5. Am I wrong to ask if Parker’s and Sinkford’s letters are baby boomers’ belated attempts to displace the generation before them and their pronounced secularism?
6. Parker asks Sinkford if his call for a vocabulary of reverence might be postmodern. The most quoted short definitions of postmodernism are “incredulity of metanarratives” and “a hermeneutic of suspicion.” I would challenge both Parker and Sinkford to directly and thoughtfully engage postmodernism and its implications for a vocabulary of reverence. But they should know that a postmodern vocabulary of reverence is always already suspicious of itself and always already incomplete. Is this what they truly want? If so, they should sit at the feet of postmodern giants. If not, they should leave the trendy term alone.
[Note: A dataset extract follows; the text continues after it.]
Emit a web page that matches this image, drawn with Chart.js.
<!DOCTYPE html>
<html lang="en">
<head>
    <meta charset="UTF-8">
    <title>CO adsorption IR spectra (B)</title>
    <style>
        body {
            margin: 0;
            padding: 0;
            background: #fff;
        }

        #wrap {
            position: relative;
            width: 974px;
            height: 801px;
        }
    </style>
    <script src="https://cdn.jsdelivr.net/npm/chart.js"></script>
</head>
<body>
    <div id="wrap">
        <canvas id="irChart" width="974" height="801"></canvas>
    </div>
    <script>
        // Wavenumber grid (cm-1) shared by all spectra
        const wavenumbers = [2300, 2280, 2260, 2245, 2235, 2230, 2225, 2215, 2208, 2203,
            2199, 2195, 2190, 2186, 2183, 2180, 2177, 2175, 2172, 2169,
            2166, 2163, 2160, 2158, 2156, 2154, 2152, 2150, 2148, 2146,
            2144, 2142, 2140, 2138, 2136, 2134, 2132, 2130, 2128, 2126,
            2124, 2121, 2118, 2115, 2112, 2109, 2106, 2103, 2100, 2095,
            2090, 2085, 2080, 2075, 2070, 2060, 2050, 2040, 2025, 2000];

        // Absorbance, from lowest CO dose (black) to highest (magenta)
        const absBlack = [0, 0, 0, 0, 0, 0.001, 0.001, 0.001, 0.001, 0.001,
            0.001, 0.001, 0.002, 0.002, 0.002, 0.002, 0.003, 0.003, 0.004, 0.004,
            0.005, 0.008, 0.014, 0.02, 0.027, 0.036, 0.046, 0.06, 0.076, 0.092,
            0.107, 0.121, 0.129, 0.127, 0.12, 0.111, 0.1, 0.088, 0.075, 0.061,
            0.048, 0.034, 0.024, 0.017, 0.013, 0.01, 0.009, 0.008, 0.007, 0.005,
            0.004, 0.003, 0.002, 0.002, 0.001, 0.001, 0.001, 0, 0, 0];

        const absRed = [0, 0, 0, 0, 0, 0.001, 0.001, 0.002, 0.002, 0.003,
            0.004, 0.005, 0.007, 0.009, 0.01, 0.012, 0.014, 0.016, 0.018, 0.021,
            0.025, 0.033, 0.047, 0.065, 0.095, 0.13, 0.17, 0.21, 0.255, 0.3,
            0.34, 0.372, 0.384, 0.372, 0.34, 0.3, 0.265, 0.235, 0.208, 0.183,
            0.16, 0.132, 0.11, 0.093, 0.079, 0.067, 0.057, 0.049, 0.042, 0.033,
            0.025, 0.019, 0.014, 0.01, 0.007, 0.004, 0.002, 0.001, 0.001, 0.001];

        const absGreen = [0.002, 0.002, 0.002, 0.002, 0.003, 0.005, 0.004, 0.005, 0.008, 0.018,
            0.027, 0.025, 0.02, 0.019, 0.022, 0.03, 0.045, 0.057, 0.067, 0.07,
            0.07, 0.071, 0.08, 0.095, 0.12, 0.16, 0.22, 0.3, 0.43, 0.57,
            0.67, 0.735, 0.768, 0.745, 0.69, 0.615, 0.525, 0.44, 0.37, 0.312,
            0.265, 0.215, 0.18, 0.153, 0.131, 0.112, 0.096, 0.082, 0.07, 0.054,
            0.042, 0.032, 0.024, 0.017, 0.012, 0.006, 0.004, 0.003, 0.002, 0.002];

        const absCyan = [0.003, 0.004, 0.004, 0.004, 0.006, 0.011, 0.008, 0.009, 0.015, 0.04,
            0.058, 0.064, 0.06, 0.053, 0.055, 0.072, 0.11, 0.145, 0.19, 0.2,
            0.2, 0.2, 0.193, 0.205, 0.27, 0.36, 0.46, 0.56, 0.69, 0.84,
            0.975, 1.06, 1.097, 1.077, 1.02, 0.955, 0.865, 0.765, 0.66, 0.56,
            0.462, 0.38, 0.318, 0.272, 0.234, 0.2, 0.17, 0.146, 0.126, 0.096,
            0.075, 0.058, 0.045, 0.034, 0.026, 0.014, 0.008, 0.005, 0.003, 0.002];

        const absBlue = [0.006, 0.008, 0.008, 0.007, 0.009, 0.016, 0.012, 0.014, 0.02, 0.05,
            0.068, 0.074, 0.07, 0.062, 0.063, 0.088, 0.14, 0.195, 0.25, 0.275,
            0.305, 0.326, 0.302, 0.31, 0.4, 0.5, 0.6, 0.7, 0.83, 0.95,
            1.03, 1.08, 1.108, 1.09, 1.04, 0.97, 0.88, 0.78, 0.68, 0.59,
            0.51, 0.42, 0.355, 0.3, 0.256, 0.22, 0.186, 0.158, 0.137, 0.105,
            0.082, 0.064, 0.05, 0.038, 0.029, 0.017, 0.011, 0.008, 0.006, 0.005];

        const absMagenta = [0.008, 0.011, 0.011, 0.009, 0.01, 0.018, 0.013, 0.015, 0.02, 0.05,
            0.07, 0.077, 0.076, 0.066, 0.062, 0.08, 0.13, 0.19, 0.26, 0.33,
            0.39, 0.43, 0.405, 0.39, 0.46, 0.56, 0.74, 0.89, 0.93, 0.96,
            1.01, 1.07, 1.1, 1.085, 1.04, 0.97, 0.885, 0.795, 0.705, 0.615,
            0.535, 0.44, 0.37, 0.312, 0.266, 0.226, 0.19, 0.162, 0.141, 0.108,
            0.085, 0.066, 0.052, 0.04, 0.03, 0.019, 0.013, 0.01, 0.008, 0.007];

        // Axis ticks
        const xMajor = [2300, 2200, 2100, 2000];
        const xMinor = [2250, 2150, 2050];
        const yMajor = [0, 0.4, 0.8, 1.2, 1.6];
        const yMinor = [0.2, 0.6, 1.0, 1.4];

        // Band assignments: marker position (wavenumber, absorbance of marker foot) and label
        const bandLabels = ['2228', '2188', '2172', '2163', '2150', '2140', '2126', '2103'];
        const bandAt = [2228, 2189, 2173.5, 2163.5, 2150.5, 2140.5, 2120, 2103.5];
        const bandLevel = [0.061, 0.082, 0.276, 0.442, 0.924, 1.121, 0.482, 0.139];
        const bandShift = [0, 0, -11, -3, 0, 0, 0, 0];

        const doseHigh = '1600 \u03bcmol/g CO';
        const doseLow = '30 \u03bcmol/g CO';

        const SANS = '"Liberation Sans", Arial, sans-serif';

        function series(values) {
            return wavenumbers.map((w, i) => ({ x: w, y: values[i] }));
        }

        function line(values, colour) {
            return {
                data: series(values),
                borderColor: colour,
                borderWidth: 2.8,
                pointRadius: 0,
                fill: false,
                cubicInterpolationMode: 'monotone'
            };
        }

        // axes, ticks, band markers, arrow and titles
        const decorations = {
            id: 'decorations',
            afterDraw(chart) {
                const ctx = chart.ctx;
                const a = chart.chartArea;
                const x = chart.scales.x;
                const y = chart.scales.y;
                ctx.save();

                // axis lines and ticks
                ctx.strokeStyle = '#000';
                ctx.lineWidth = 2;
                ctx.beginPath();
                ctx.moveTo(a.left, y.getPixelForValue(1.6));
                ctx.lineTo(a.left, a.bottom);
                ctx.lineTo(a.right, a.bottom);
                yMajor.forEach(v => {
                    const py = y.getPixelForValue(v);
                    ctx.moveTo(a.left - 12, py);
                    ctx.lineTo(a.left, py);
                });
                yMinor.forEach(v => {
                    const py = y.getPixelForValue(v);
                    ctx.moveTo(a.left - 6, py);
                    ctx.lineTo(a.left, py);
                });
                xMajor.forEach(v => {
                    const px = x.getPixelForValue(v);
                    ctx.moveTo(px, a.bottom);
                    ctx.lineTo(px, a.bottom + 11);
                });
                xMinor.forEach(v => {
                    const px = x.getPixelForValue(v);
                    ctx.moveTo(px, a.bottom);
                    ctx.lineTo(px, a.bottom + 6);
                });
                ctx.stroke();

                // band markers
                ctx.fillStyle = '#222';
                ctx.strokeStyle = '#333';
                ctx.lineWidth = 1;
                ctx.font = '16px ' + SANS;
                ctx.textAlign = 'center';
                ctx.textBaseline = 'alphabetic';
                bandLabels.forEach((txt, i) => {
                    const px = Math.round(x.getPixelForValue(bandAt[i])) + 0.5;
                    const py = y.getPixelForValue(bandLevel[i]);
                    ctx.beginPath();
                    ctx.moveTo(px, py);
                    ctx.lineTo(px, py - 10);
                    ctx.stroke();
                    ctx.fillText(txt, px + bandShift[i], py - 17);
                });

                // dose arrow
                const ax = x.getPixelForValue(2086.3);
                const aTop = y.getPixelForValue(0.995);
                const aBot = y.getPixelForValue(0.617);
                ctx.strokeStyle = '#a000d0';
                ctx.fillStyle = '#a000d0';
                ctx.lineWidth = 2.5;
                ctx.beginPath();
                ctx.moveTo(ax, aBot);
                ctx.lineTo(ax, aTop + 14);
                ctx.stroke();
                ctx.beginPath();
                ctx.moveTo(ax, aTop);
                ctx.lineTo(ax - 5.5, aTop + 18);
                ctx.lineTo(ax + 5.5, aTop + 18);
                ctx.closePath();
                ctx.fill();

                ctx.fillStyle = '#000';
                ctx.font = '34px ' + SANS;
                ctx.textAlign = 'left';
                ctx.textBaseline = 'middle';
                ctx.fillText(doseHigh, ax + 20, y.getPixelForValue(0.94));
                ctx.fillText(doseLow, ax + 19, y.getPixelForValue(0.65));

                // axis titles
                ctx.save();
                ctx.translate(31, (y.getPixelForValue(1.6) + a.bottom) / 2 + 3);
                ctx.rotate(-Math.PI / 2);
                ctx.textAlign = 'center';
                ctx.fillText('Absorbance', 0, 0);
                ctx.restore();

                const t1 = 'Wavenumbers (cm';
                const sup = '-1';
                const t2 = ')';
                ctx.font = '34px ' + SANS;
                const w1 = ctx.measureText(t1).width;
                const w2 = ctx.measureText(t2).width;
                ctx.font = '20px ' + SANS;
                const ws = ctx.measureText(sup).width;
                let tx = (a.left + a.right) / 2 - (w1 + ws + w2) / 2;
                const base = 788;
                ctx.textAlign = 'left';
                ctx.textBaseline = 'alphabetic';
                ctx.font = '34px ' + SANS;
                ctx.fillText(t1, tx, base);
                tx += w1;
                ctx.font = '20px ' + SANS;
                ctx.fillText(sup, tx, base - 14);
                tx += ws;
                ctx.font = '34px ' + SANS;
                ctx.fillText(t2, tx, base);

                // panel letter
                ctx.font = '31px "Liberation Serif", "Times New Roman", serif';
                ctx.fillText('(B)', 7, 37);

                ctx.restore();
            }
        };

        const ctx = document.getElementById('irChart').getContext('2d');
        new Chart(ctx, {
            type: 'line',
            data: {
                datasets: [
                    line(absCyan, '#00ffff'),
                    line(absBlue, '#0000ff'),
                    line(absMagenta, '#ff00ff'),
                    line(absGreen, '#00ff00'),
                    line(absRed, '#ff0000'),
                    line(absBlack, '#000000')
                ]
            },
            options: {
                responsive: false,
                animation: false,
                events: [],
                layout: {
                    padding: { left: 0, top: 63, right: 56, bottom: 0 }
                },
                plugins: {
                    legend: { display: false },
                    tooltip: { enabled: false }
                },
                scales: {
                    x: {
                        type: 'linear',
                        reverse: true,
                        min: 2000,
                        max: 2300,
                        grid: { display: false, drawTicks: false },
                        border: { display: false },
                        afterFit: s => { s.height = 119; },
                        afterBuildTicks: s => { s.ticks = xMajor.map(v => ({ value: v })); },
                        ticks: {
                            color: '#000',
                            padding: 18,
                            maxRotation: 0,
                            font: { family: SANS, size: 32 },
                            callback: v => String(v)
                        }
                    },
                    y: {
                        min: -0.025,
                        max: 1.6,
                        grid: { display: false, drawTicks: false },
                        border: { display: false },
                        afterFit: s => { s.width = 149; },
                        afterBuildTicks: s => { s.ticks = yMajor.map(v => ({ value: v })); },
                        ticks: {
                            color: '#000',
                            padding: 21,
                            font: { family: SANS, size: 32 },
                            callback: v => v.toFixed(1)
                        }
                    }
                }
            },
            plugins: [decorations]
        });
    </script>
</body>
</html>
7. Both Sinkford’s and Parker’s letters lead me to believe, again, that the typical UU imagines the individuative-reflective stage of faith development to be the end-all-be-all of theological evolution. While I know I should learn more compassion toward my fellow UUs who believe this, I expect more from a seminary president and denominational president. Again, Melanie reminds us that “Becky’s little letter shows her to be both theologically ignorant and self-involved, while Bill’s was superficial.” To return to Parker’s letter again, “The ‘strange return of God’ to the center of Unitarian Universalism, if it happens, will be a sign to me that we have moved not only from adolescence to maturity.”